On Wed, Sep 28, 2011 at 09:56:27PM +0200, Richard Guenther wrote:
> There is nothing like "very likely aligned" ;)  Note that what is new is

On non-strict aligned targets there is no reason not to have something like
"very likely aligned".  You would expand stores/loads as if it was aligned
in that case, and if it isn't, all you'd need to ensure from that is that
you don't derive properties about the pointer value from the "likely
aligned" info, only from alignment.

"Very likely aligned" is interesting to the vectorizer too, if it is very
likely something is sufficiently aligned, the vectorizer could decide to
assume the alignment in the vectorized loop and add the check for the
alignment to the loop guards.  In the likely case the vectorized loop would
be used (if other guards were true too), in the unlikely case it is
unaligned it would just use a slower loop.

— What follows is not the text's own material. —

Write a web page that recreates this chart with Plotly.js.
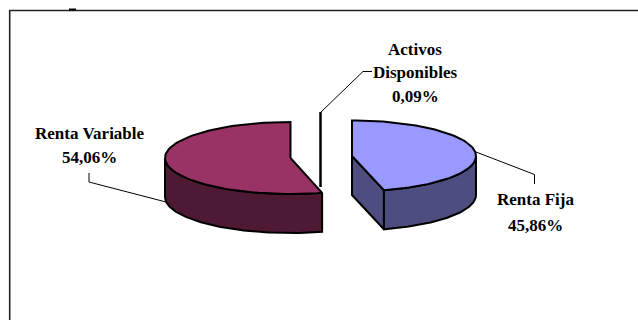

> that we now no longer assume alignment by default (we did in the past)
> and that we derive properties about the pointer _value_ from alignment.
> 
> I think we can derive pointer values when we see dereferences, the
> code wouldn't be portable to strict-alignment targets otherwise.  We

But any references?  If you have
int foo (int *p)
{
  memcpy (p, "a", 1);
  return ((uintptr_t) p & 3) == 0;
}
then even if p isn't aligned, this could work even on strict aligned
targets.

Anyway, the arbitrary value in a pointer thing is much more important then
the rest, so having the dominating dereference test is very important.